Recently Google also began logging a user's searches if he is signed into his Google account. This is while the company is fighting court subpoenas in federal cases for search logs (scroll in the link to the second excerpt: "...Demographics of its users"). Google, you can't sit on the fence. Either keep all the information and make it available to whoever needs it and notify users they are under surveillance, or delete any record of me. I shouldn't have to exempt myself from logging routines. Play it safe--let the users choose to opt-in, not be forced to opt-out.
And Google's Desktop Search service has just entered version 3. And for the third time security analysts scream out warnings. An index of files on your computer like DS keeps is like a treasure map for hackers--and Google is notorious for not securing this index file adequately. If the index is found by a malicious hacker, he can use it to find personal information, credit card information, browsing histories, and a myriad of other private items that you don't want public.

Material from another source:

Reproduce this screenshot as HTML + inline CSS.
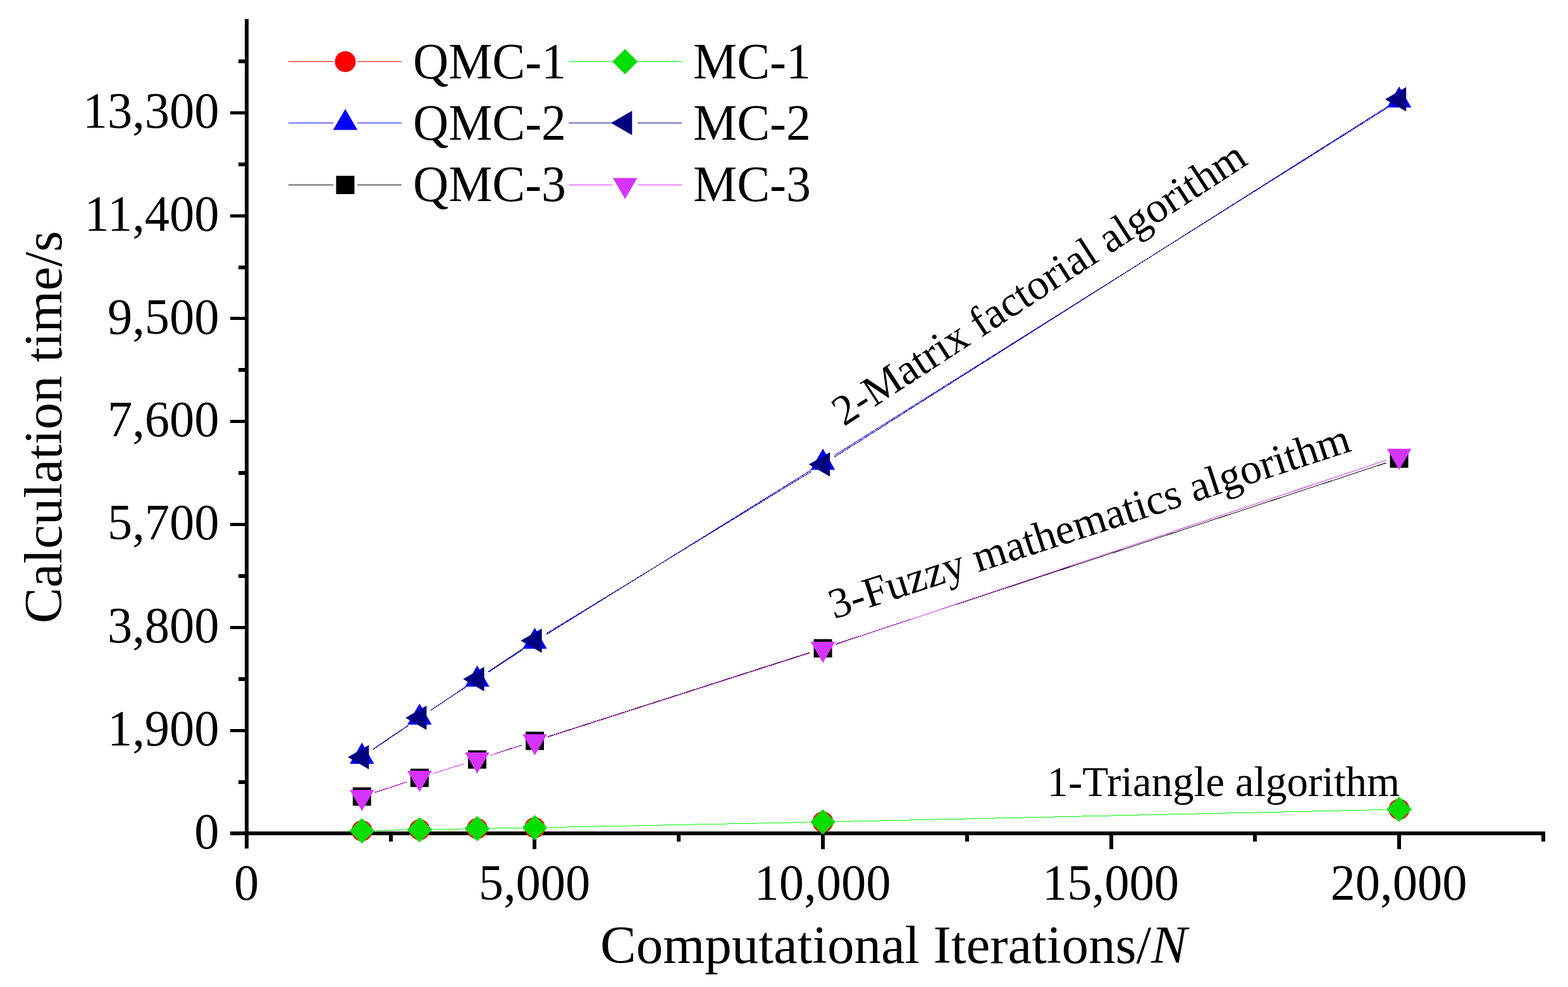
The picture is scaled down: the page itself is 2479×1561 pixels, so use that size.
<!DOCTYPE html><html><head><meta charset="utf-8"><style>html,body{margin:0;padding:0;background:#fff}svg{display:block}text{font-family:"Liberation Serif",serif;fill:#000}</style></head><body>
<svg width="2479" height="1561" viewBox="0 0 2479 1561">
<rect width="2479" height="1561" fill="#fff"/>
<g fill="#000">
<rect x="387" y="30" width="6" height="1312"/>
<rect x="364" y="1315" width="2079" height="6"/>
<rect x="377" y="1234" width="10" height="6"/>
<rect x="364" y="1153" width="23" height="5"/>
<rect x="377" y="1071" width="10" height="6"/>
<rect x="364" y="990" width="23" height="5"/>
<rect x="377" y="908" width="10" height="6"/>
<rect x="364" y="827" width="23" height="5"/>
<rect x="377" y="745" width="10" height="6"/>
<rect x="364" y="664" width="23" height="5"/>
<rect x="377" y="582" width="10" height="6"/>
<rect x="364" y="501" width="23" height="5"/>
<rect x="377" y="420" width="10" height="6"/>
<rect x="364" y="339" width="23" height="5"/>
<rect x="377" y="257" width="10" height="6"/>
<rect x="364" y="176" width="23" height="5"/>
<rect x="377" y="94" width="10" height="6"/>
<rect x="615" y="1321" width="6" height="10"/>
<rect x="842" y="1321" width="6" height="22"/>
<rect x="1070" y="1321" width="6" height="10"/>
<rect x="1298" y="1321" width="6" height="22"/>
<rect x="1526" y="1321" width="6" height="10"/>
<rect x="1754" y="1321" width="6" height="22"/>
<rect x="1981" y="1321" width="6" height="10"/>
<rect x="2209" y="1321" width="6" height="22"/>
<rect x="2437" y="1321" width="6" height="10"/>
</g>
<path d="M593.70 1313.58L641.80 1312.62M684.80 1311.80L732.90 1310.90M775.90 1310.15L824.00 1309.35M867.00 1308.58L1279.50 1300.42M1322.49 1299.53L2190.51 1280.47" stroke="#ff0000" stroke-width="1.0" fill="none" shape-rendering="crispEdges"/>
<circle cx="572.20" cy="1314.00" r="16.5" fill="#ff0000"/>
<circle cx="663.30" cy="1312.20" r="16.5" fill="#ff0000"/>
<circle cx="754.40" cy="1310.50" r="16.5" fill="#ff0000"/>
<circle cx="845.50" cy="1309.00" r="16.5" fill="#ff0000"/>
<circle cx="1301.00" cy="1300.00" r="16.5" fill="#ff0000"/>
<circle cx="2212.00" cy="1280.00" r="16.5" fill="#ff0000"/>
<path d="M589.99 1184.73L645.51 1147.07M681.24 1123.15L736.46 1086.65M772.37 1063.00L827.53 1026.80M863.76 1003.65L1282.74 743.15M1319.20 720.35L2193.80 170.35" stroke="#0000ff" stroke-width="1.0" fill="none" shape-rendering="crispEdges"/>
<path d="M572.20 1174.57L591.45 1207.91L552.95 1207.91Z" fill="#0000ff"/>
<path d="M663.30 1112.77L682.55 1146.11L644.05 1146.11Z" fill="#0000ff"/>
<path d="M754.40 1052.57L773.65 1085.91L735.15 1085.91Z" fill="#0000ff"/>
<path d="M845.50 992.77L864.75 1026.11L826.25 1026.11Z" fill="#0000ff"/>
<path d="M1301.00 709.57L1320.25 742.91L1281.75 742.91Z" fill="#0000ff"/>
<path d="M2212.00 136.67L2231.25 170.01L2192.75 170.01Z" fill="#0000ff"/>
<path d="M592.65 1253.16L642.85 1236.84M683.79 1223.68L733.91 1207.72M774.85 1194.58L825.05 1178.32M865.97 1165.12L1280.53 1031.88M1321.42 1018.58L2191.58 732.02" stroke="#000000" stroke-width="1.0" fill="none" shape-rendering="crispEdges"/>
<rect x="557.70" y="1245.30" width="29" height="29" fill="#000000"/>
<rect x="648.80" y="1215.70" width="29" height="29" fill="#000000"/>
<rect x="739.90" y="1186.70" width="29" height="29" fill="#000000"/>
<rect x="831.00" y="1157.20" width="29" height="29" fill="#000000"/>
<rect x="1286.50" y="1010.80" width="29" height="29" fill="#000000"/>
<rect x="2197.50" y="710.80" width="29" height="29" fill="#000000"/>
<path d="M593.70 1313.58L641.80 1312.62M684.80 1311.80L732.90 1310.90M775.90 1310.15L824.00 1309.35M867.00 1308.58L1279.50 1300.42M1322.49 1299.53L2190.51 1280.47" stroke="#00ff00" stroke-width="1.0" fill="none" shape-rendering="crispEdges"/>
<path d="M572.20 1294.00L592.20 1314.00L572.20 1334.00L552.20 1314.00Z" fill="#00dd00"/>
<path d="M663.30 1292.20L683.30 1312.20L663.30 1332.20L643.30 1312.20Z" fill="#00dd00"/>
<path d="M754.40 1290.50L774.40 1310.50L754.40 1330.50L734.40 1310.50Z" fill="#00dd00"/>
<path d="M845.50 1289.00L865.50 1309.00L845.50 1329.00L825.50 1309.00Z" fill="#00dd00"/>
<path d="M1301.00 1280.00L1321.00 1300.00L1301.00 1320.00L1281.00 1300.00Z" fill="#00dd00"/>
<path d="M2212.00 1260.00L2232.00 1280.00L2212.00 1300.00L2192.00 1280.00Z" fill="#00dd00"/>
<path d="M589.97 1185.29L645.53 1147.41M681.14 1123.30L736.56 1086.00M772.29 1062.08L827.61 1025.22M863.84 1002.07L1282.66 745.63M1319.16 722.89L2193.84 168.51" stroke="#000080" stroke-width="1.0" fill="none" shape-rendering="crispEdges"/>
<path d="M549.97 1197.40L583.31 1178.15L583.31 1216.65Z" fill="#000080"/>
<path d="M641.07 1135.30L674.41 1116.05L674.41 1154.55Z" fill="#000080"/>
<path d="M732.17 1074.00L765.51 1054.75L765.51 1093.25Z" fill="#000080"/>
<path d="M823.27 1013.30L856.61 994.05L856.61 1032.55Z" fill="#000080"/>
<path d="M1278.77 734.40L1312.11 715.15L1312.11 753.65Z" fill="#000080"/>
<path d="M2189.77 157.00L2223.11 137.75L2223.11 176.25Z" fill="#000080"/>
<path d="M592.61 1253.63L642.89 1236.97M683.79 1223.68L733.91 1207.72M774.90 1194.72L825.00 1178.88M865.97 1165.83L1280.53 1032.77M1321.39 1019.37L2191.61 727.73" stroke="#d633ff" stroke-width="1.0" fill="none" shape-rendering="crispEdges"/>
<path d="M552.95 1249.29L591.45 1249.29L572.20 1282.63Z" fill="#d633ff"/>
<path d="M644.05 1219.09L682.55 1219.09L663.30 1252.43Z" fill="#d633ff"/>
<path d="M735.15 1190.09L773.65 1190.09L754.40 1223.43Z" fill="#d633ff"/>
<path d="M826.25 1161.29L864.75 1161.29L845.50 1194.63Z" fill="#d633ff"/>
<path d="M1281.75 1015.09L1320.25 1015.09L1301.00 1048.43Z" fill="#d633ff"/>
<path d="M2192.75 709.79L2231.25 709.79L2212.00 743.13Z" fill="#d633ff"/>
<g style="font-size:78.5px" text-anchor="end">
<text transform="translate(346.5 1341.60) scale(1 1.035)">0</text>
<text transform="translate(346.5 1178.79) scale(1 1.035)">1,900</text>
<text transform="translate(346.5 1015.97) scale(1 1.035)">3,800</text>
<text transform="translate(346.5 853.16) scale(1 1.035)">5,700</text>
<text transform="translate(346.5 690.34) scale(1 1.035)">7,600</text>
<text transform="translate(346.5 527.53) scale(1 1.035)">9,500</text>
<text transform="translate(346.5 364.71) scale(1 1.035)">11,400</text>
<text transform="translate(346.5 201.90) scale(1 1.035)">13,300</text>
</g>
<g style="font-size:78.5px" text-anchor="middle">
<text transform="translate(389.50 1422.7) scale(1 1.035)">0</text>
<text transform="translate(845.00 1422.7) scale(1 1.035)">5,000</text>
<text transform="translate(1300.50 1422.7) scale(1 1.035)">10,000</text>
<text transform="translate(1756.00 1422.7) scale(1 1.035)">15,000</text>
<text transform="translate(2211.50 1422.7) scale(1 1.035)">20,000</text>
</g>
<text x="949" y="1522.6" style="font-size:85px">Computational Iterations/<tspan style="font-style:italic">N</tspan></text>
<text transform="translate(96.9 986) rotate(-90)" style="font-size:85px">Calculation time/s</text>
<path d="M456 97.5H526.5M565.3 97.5H635" stroke="#ff0000" stroke-width="1" shape-rendering="crispEdges"/>
<circle cx="545.90" cy="97.50" r="16.5" fill="#ff0000"/>
<text transform="translate(653 124.3) scale(1 1.035)" style="font-size:77.8px">QMC-1</text>
<path d="M456 194.5H526.5M565.3 194.5H635" stroke="#0000ff" stroke-width="1" shape-rendering="crispEdges"/>
<path d="M545.90 172.27L565.15 205.61L526.65 205.61Z" fill="#0000ff"/>
<text transform="translate(653 221.2) scale(1 1.035)" style="font-size:77.8px">QMC-2</text>
<path d="M456 292.5H526.5M565.3 292.5H635" stroke="#000000" stroke-width="1" shape-rendering="crispEdges"/>
<rect x="531.40" y="278.00" width="29" height="29" fill="#000000"/>
<text transform="translate(653 318.4) scale(1 1.035)" style="font-size:77.8px">QMC-3</text>
<path d="M899 97.5H968.5M1008 97.5H1077.5" stroke="#00ff00" stroke-width="1" shape-rendering="crispEdges"/>
<path d="M988.20 77.50L1008.20 97.50L988.20 117.50L968.20 97.50Z" fill="#00dd00"/>
<text transform="translate(1096 124.3) scale(1 1.035)" style="font-size:77.8px">MC-1</text>
<path d="M899 194.5H968.5M1008 194.5H1077.5" stroke="#000080" stroke-width="1" shape-rendering="crispEdges"/>
<path d="M965.97 194.50L999.31 175.25L999.31 213.75Z" fill="#000080"/>
<text transform="translate(1096 221.2) scale(1 1.035)" style="font-size:77.8px">MC-2</text>
<path d="M899 292.5H968.5M1008 292.5H1077.5" stroke="#d633ff" stroke-width="1" shape-rendering="crispEdges"/>
<path d="M968.95 281.39L1007.45 281.39L988.20 314.73Z" fill="#d633ff"/>
<text transform="translate(1096 318.4) scale(1 1.035)" style="font-size:77.8px">MC-3</text>
<text x="1655.5" y="1258.5" style="font-size:67px">1-Triangle algorithm</text>
<text transform="translate(1334.3 674.9) rotate(-33.0)" style="font-size:67.8px">2-Matrix factorial algorithm</text>
<text transform="translate(1318.7 979.2) rotate(-18)" style="font-size:67.8px">3-Fuzzy mathematics algorithm</text>
</svg></body></html>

Despite all of this, I still use Google. And I use many of Google's other services, including Gmail, Google Maps and Earth, and Picasa (I don't use Desktop Search; I use Copernic's instead). Even with the privacy and security concerns, Google's services do their job well. The search is clean and efficient, the services are fast, and all of them carry small but handy features that just makes a users life easier. But I also run a tight ship on my computer. It is heavily firewalled (both software and hardware), I'm very careful with spam and what information I make available, I scan for viruses and malware every few days, and I don't go all gung-ho downloading whatever I see online. Most users aren't this careful, and it is for these people that Google may pose a security and privacy risk.